- **AIM OF THE EXERCISE**:
Do not copy the pictures; transcribe all other material exactly.
══════════════════════════════
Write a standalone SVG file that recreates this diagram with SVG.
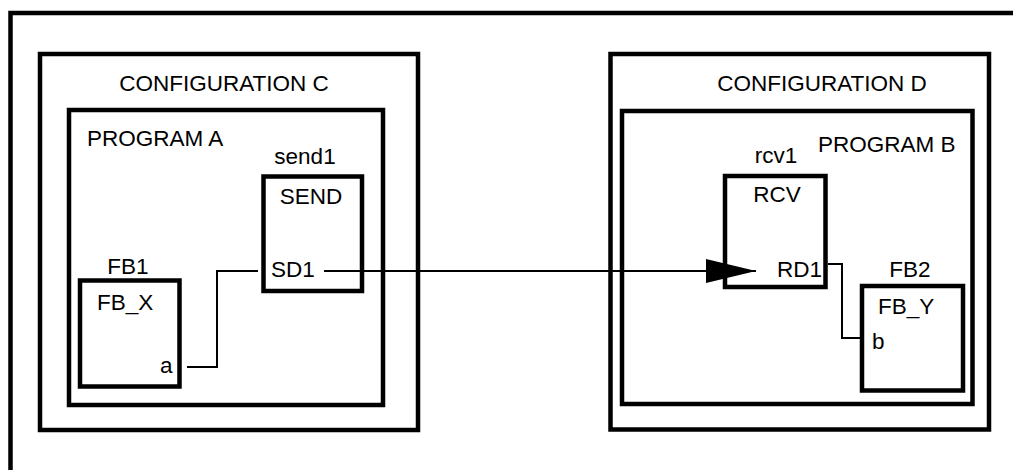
<svg xmlns="http://www.w3.org/2000/svg" width="1013" height="470" viewBox="0 0 1013 470">
  <defs>
    <style>
      .frame { fill: none; stroke: #000; stroke-width: 4.5; }
      .box { fill: #fff; stroke: #000; stroke-width: 4.5; }
      .wire { fill: none; stroke: #000; stroke-width: 2; }
      text { font-family: "Liberation Sans", Arial, sans-serif; font-size: 22.5px; fill: #000; }
      .mid { text-anchor: middle; }
    </style>
    <marker id="arrow" markerUnits="userSpaceOnUse" markerWidth="52" markerHeight="26" refX="50" refY="12" orient="auto">
      <path d="M0,0 L50,12 L0,24 Z" fill="#000"/>
    </marker>
  </defs>

  <rect width="1013" height="470" fill="#fff"/>

  <!-- outer system frame, runs off the right and bottom edges -->
  <path class="frame" d="M10.5,480 V13 H1020"/>

  <!-- configuration C -->
  <g id="config-c">
    <rect class="box" x="40" y="54" width="378" height="376"/>
    <text class="mid" x="224" y="91">CONFIGURATION C</text>
  </g>
  <g id="program-a">
    <rect class="box" x="69" y="110" width="314" height="295"/>
    <text x="87" y="146">PROGRAM A</text>
  </g>
  <g id="send1">
    <text class="mid" x="305" y="164">send1</text>
    <rect class="box" x="263.5" y="176.5" width="98.5" height="114.5"/>
    <text class="mid" x="311" y="204">SEND</text>
    <text x="271" y="277">SD1</text>
  </g>
  <g id="fb1">
    <text class="mid" x="128" y="274">FB1</text>
    <rect class="box" x="80" y="280.5" width="99.5" height="106"/>
    <text x="97" y="310">FB_X</text>
    <text x="160" y="373">a</text>
  </g>

  <!-- configuration D -->
  <g id="config-d">
    <rect class="box" x="610.5" y="54" width="378.5" height="375.5"/>
    <text class="mid" x="822" y="91">CONFIGURATION D</text>
  </g>
  <g id="program-b">
    <rect class="box" x="622" y="111" width="350.5" height="293"/>
    <text x="818" y="152">PROGRAM B</text>
  </g>
  <g id="rcv1">
    <text class="mid" x="776" y="163">rcv1</text>
    <rect class="box" x="725" y="176" width="100.5" height="111"/>
    <text class="mid" x="777" y="202">RCV</text>
    <text x="777" y="277">RD1</text>
  </g>
  <g id="fb2">
    <text class="mid" x="910" y="277">FB2</text>
    <rect class="box" x="862" y="286" width="101" height="104.5"/>
    <text x="878" y="314">FB_Y</text>
    <text x="872" y="349">b</text>
  </g>

  <!-- connections -->
  <g id="connectors">
    <polyline class="wire" points="258,271 217,271 217,367 187,367"/>
    <line class="wire" x1="324" y1="271" x2="756" y2="271" marker-end="url(#arrow)"/>
    <polyline class="wire" points="828,264 842,264 842,338 861,338"/>
  </g>
</svg>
══════════════════════════════
- **FULL RESPONSE**:
Write a standalone SVG file that recreates this diagram with SVG.
<svg xmlns="http://www.w3.org/2000/svg" width="1013" height="470" viewBox="0 0 1013 470">
  <defs>
    <style>
      .frame { fill: none; stroke: #000; stroke-width: 4.5; }
      .box { fill: #fff; stroke: #000; stroke-width: 4.5; }
      .wire { fill: none; stroke: #000; stroke-width: 2; }
      text { font-family: "Liberation Sans", Arial, sans-serif; font-size: 22.5px; fill: #000; }
      .mid { text-anchor: middle; }
    </style>
    <marker id="arrow" markerUnits="userSpaceOnUse" markerWidth="52" markerHeight="26" refX="50" refY="12" orient="auto">
      <path d="M0,0 L50,12 L0,24 Z" fill="#000"/>
    </marker>
  </defs>

  <rect width="1013" height="470" fill="#fff"/>

  <!-- outer system frame, runs off the right and bottom edges -->
  <path class="frame" d="M10.5,480 V13 H1020"/>

  <!-- configuration C -->
  <g id="config-c">
    <rect class="box" x="40" y="54" width="378" height="376"/>
    <text class="mid" x="224" y="91">CONFIGURATION C</text>
  </g>
  <g id="program-a">
    <rect class="box" x="69" y="110" width="314" height="295"/>
    <text x="87" y="146">PROGRAM A</text>
  </g>
  <g id="send1">
    <text class="mid" x="305" y="164">send1</text>
    <rect class="box" x="263.5" y="176.5" width="98.5" height="114.5"/>
    <text class="mid" x="311" y="204">SEND</text>
    <text x="271" y="277">SD1</text>
  </g>
  <g id="fb1">
    <text class="mid" x="128" y="274">FB1</text>
    <rect class="box" x="80" y="280.5" width="99.5" height="106"/>
    <text x="97" y="310">FB_X</text>
    <text x="160" y="373">a</text>
  </g>

  <!-- configuration D -->
  <g id="config-d">
    <rect class="box" x="610.5" y="54" width="378.5" height="375.5"/>
    <text class="mid" x="822" y="91">CONFIGURATION D</text>
  </g>
  <g id="program-b">
    <rect class="box" x="622" y="111" width="350.5" height="293"/>
    <text x="818" y="152">PROGRAM B</text>
  </g>
  <g id="rcv1">
    <text class="mid" x="776" y="163">rcv1</text>
    <rect class="box" x="725" y="176" width="100.5" height="111"/>
    <text class="mid" x="777" y="202">RCV</text>
    <text x="777" y="277">RD1</text>
  </g>
  <g id="fb2">
    <text class="mid" x="910" y="277">FB2</text>
    <rect class="box" x="862" y="286" width="101" height="104.5"/>
    <text x="878" y="314">FB_Y</text>
    <text x="872" y="349">b</text>
  </g>

  <!-- connections -->
  <g id="connectors">
    <polyline class="wire" points="258,271 217,271 217,367 187,367"/>
    <line class="wire" x1="324" y1="271" x2="756" y2="271" marker-end="url(#arrow)"/>
    <polyline class="wire" points="828,264 842,264 842,338 861,338"/>
  </g>
</svg>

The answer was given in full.